Murphy also works early in the morning at FitWell. “I work the 5:45 a.m. shift, and I work most days until 8 a.m., but sometimes until 10 a.m… I’m allowed to park there until 8 a.m., and then I have to move my car if I’m continuing my shift,” she said. “I get really annoyed about that.” 

Murphy has the option to walk to campus, but in the early mornings or in the dreary weather that is becoming more common as winter approaches, that option becomes more annoying and unsafe. “I am a smaller woman, I’m scared of walking by myself at 5:30 in the morning, and I can’t park in the student spots or [even] the blue spots when I’m acting as a staff member.” For the students who live in Monteagle, walking to campus isn’t an option any time of the year. The spots for them are limited, and the only large parking lot open to students all the time is the Tennessee Williams Center lot. 

“I think it’s stupid that our one parking source is all the way by Gorgas and there’s not a similar thing by Georgia or on this side of campus,” Murphy said. “There’s a lot of space over here, I don’t know why it’s not being used.” 
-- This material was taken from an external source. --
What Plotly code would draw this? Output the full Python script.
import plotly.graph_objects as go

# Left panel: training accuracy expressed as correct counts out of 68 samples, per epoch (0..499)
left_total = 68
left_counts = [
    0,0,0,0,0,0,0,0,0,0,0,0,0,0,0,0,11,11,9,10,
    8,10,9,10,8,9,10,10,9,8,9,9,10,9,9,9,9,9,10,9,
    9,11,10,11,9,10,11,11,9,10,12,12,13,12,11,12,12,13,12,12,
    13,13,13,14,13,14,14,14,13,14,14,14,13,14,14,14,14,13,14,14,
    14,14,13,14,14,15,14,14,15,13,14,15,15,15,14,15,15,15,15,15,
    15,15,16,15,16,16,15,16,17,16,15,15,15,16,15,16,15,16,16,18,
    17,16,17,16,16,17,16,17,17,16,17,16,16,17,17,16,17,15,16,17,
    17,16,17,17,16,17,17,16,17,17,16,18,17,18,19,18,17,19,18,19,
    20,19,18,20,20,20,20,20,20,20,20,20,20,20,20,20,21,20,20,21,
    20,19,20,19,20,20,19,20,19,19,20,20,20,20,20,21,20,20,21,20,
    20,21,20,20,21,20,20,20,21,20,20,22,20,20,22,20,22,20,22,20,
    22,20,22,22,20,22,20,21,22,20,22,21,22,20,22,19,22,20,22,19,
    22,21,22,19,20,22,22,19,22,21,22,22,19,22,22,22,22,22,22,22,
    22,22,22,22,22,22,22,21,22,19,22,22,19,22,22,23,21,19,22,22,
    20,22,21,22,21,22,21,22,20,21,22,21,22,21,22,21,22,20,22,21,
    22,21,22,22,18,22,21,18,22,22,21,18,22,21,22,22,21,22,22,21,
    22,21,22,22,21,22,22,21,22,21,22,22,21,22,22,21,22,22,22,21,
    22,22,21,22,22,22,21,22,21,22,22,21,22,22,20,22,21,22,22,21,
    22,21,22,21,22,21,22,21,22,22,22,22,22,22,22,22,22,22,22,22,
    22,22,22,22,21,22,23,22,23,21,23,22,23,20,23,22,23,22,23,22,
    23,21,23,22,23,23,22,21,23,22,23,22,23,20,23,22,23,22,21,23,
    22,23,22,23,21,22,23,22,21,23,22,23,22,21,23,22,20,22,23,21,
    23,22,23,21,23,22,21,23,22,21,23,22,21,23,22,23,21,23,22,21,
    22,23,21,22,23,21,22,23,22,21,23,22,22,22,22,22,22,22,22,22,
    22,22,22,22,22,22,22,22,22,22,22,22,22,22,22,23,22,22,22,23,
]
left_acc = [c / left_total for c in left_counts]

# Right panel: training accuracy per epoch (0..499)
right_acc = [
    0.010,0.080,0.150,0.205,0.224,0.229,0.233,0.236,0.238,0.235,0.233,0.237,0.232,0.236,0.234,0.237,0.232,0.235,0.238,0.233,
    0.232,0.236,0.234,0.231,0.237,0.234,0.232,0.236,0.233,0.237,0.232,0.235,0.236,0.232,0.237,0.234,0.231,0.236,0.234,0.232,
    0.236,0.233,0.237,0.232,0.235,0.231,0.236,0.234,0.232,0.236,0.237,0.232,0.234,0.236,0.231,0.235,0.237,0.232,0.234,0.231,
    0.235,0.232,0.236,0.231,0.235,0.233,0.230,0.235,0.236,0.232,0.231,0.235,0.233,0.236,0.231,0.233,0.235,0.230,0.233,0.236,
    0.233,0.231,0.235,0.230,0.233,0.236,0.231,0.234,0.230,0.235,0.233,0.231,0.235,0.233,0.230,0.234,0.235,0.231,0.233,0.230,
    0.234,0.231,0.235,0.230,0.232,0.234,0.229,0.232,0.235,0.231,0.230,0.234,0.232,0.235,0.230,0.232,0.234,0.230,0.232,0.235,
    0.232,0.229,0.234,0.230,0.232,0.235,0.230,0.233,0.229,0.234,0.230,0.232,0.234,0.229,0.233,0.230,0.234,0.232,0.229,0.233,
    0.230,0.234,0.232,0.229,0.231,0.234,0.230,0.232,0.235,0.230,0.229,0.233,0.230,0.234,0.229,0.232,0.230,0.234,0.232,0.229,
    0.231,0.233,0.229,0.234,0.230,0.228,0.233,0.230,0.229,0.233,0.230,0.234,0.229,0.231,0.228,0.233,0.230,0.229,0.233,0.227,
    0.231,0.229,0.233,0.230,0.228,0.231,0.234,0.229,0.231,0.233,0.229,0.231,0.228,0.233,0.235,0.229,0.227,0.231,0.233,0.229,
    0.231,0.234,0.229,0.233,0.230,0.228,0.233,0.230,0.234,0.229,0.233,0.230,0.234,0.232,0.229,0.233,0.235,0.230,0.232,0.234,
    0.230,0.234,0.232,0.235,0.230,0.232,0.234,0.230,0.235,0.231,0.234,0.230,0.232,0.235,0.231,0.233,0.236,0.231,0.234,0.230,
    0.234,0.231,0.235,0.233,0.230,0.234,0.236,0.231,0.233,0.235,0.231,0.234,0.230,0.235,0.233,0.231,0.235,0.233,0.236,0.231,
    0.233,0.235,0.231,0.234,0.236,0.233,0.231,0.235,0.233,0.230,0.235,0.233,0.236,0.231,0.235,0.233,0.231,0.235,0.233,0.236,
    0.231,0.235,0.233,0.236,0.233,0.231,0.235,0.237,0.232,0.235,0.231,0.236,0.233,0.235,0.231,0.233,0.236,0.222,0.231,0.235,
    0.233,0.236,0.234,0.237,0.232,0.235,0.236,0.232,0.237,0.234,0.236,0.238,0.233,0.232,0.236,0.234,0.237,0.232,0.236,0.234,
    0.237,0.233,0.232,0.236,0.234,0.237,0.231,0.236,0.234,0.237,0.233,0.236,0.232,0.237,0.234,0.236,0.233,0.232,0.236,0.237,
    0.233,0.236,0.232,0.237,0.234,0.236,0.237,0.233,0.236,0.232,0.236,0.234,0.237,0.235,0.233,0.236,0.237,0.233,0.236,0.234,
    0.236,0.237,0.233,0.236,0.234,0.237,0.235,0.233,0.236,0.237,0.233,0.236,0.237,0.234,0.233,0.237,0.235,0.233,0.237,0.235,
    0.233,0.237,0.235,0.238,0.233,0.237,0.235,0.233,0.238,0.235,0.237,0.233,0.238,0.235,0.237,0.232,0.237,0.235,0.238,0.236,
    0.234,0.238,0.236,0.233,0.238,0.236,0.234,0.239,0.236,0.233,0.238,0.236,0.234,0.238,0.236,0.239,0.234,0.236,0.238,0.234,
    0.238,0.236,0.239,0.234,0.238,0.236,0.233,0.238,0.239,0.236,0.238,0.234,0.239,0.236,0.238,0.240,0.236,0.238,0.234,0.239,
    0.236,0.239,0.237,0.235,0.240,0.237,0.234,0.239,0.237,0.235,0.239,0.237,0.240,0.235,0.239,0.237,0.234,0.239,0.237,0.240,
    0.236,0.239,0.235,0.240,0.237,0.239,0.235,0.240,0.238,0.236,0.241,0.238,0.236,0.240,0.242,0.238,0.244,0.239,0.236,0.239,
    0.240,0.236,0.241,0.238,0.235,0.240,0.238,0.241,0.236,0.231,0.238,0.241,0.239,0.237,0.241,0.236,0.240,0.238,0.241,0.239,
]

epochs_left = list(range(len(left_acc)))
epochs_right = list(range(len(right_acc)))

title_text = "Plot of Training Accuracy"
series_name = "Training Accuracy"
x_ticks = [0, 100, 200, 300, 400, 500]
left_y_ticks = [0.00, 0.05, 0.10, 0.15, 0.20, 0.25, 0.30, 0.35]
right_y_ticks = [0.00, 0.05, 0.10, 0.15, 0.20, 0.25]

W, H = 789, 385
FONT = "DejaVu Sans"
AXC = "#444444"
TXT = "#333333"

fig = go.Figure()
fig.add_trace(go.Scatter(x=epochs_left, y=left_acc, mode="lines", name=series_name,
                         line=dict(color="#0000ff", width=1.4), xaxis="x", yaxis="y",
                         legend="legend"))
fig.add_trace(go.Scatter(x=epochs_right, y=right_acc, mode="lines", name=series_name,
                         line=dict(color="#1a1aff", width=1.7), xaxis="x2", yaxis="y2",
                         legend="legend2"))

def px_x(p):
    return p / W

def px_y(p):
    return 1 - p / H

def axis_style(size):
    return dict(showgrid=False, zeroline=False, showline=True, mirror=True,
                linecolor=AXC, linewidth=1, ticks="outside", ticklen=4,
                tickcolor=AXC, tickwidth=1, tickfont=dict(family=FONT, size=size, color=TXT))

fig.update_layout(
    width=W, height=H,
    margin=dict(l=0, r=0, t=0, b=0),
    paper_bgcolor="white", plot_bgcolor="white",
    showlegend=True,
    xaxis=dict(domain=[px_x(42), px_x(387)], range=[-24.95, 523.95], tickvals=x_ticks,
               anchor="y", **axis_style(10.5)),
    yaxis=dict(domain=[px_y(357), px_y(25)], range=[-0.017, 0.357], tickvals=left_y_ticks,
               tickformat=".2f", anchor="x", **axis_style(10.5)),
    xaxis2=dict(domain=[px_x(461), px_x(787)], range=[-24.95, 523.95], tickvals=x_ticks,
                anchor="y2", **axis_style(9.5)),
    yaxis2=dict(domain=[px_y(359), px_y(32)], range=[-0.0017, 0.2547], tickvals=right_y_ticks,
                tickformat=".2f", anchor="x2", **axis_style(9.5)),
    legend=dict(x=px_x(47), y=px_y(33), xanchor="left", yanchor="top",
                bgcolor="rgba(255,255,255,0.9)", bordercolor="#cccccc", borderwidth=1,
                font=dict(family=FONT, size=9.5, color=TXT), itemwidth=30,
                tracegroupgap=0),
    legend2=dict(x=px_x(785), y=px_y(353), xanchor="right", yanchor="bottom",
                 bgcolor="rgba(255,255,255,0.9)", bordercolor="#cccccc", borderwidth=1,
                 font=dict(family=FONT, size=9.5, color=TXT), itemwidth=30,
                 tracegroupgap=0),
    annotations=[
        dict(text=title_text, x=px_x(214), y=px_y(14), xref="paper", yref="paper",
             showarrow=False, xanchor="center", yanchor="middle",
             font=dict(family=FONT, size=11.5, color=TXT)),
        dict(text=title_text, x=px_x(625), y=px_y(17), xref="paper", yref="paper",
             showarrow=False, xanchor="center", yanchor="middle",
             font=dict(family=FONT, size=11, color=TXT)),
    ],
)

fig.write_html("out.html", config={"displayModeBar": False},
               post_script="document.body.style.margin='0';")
Fulford lot is one of the lots on main campus that is closed off to students, except for a small aisle of spots for students who live in Smith and Cannon. As a student who lives in Smith, when my roommate has to park in the Benedict overflow lot at two in the morning after returning to campus following a night out, and I see a sea of empty space, I get annoyed. As Murphy said, Sewanee is not the most well-lit campus. Walking back to a dorm in the dark, alone when there are parking spots open feels unnecessary. Those spots are reserved for faculty and visitors but go mostly unused. There are days like the Installation, or Homecoming, or Family Weekend, where those spots need to be open for visitors, but Sewanee sent out an email requiring all faculty to move their cars out of the Fulford lot prior to the Installation, so why can’t they open up more spots to students and require them to move on big event days? 
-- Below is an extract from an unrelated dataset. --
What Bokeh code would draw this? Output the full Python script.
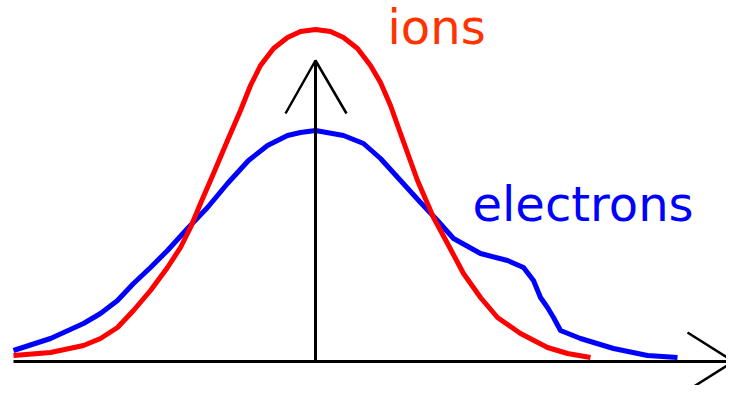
from bokeh.plotting import figure
from bokeh.models import Range1d
from bokeh.core.properties import value
from bokeh.embed import file_html
from bokeh.resources import INLINE

# Ion distribution (red)
ion_v = [-3.02, -2.65, -2.32, -2.15, -1.98, -1.82, -1.65, -1.48, -1.35, -1.25,
         -1.15, -1.02, -0.88, -0.75, -0.65, -0.55, -0.42, -0.28, -0.15, 0.00,
         0.15, 0.28, 0.42, 0.55, 0.65, 0.75, 0.85, 1.02, 1.18, 1.32,
         1.48, 1.65, 1.82, 2.05, 2.32, 2.52, 2.75]
ion_f = [0.06, 0.09, 0.16, 0.23, 0.34, 0.51, 0.71, 0.94, 1.14, 1.34,
         1.58, 1.88, 2.21, 2.51, 2.76, 2.96, 3.13, 3.24, 3.30, 3.32,
         3.30, 3.24, 3.13, 2.96, 2.79, 2.56, 2.28, 1.81, 1.44, 1.18,
         0.88, 0.64, 0.44, 0.28, 0.14, 0.08, 0.04]

# Electron distribution (blue)
ele_v = [-3.02, -2.65, -2.32, -2.15, -1.98, -1.82, -1.65, -1.48, -1.28, -1.08,
         -0.88, -0.67, -0.48, -0.28, -0.15, 0.00, 0.28, 0.48, 0.65, 0.85,
         1.05, 1.22, 1.38, 1.65, 1.92, 2.08, 2.18, 2.25, 2.32, 2.38,
         2.45, 2.65, 2.98, 3.32, 3.62]
ele_f = [0.11, 0.23, 0.38, 0.48, 0.61, 0.78, 0.94, 1.11, 1.33, 1.54,
         1.78, 2.01, 2.16, 2.26, 2.29, 2.31, 2.26, 2.18, 2.03, 1.81,
         1.59, 1.41, 1.23, 1.08, 1.01, 0.94, 0.81, 0.64, 0.54, 0.44,
         0.31, 0.23, 0.13, 0.06, 0.04]

# Axes (with arrowheads)
h_axis_x = [-3.02, 4.18]
h_axis_y = [0.0, 0.0]
v_axis_x = [0.0, 0.0]
v_axis_y = [0.0, 3.01]
v_head_x = [-0.30, 0.0, 0.31]
v_head_y = [2.48, 3.01, 2.48]
h_head_x = [3.72, 4.18, 3.72]
h_head_y = [0.29, 0.0, -0.29]

labels = ["ions", "electrons"]
label_x = [0.72, 1.57]
label_y = [3.35, 1.58]
label_colors = ["#FF3300", "#0000FF"]

p = figure(width=726, height=385, output_backend="svg", toolbar_location=None,
           x_range=Range1d(-3.15, 4.11), y_range=Range1d(-0.24, 3.61),
           min_border=0, outline_line_color=None)
p.axis.visible = False
p.grid.visible = False
p.background_fill_color = "white"
p.border_fill_color = "white"

p.line(ele_v, ele_f, line_color="#0000FF", line_width=5, line_join="round")
p.line(ion_v, ion_f, line_color="#FF0000", line_width=5, line_join="round")

p.line(h_axis_x, h_axis_y, line_color="black", line_width=3)
p.line(v_axis_x, v_axis_y, line_color="black", line_width=3)
p.line(v_head_x, v_head_y, line_color="black", line_width=2.5)
p.line(h_head_x, h_head_y, line_color="black", line_width=2.5)

for t, x, y, c in zip(labels, label_x, label_y, label_colors):
    p.text(x=[x], y=[y], text=[t], text_color=c, text_font=value("DejaVu Sans"),
           text_font_size="48px", text_align="left", text_baseline="alphabetic")

open("out.html", "w").write(file_html(p, INLINE))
It’s not a permanent solution;  that would be building more lots closer to central campus. But it’s something that would make life just a little bit easier for the students who are here now. I want to have a car here, too. It would make my life so much easier, but I shouldn’t have to worry about getting fifty-dollar tickets or checking the parking policy every day to make sure that I’m not parking in the wrong spot. The rules should be clearer, consistent, and kinder to students.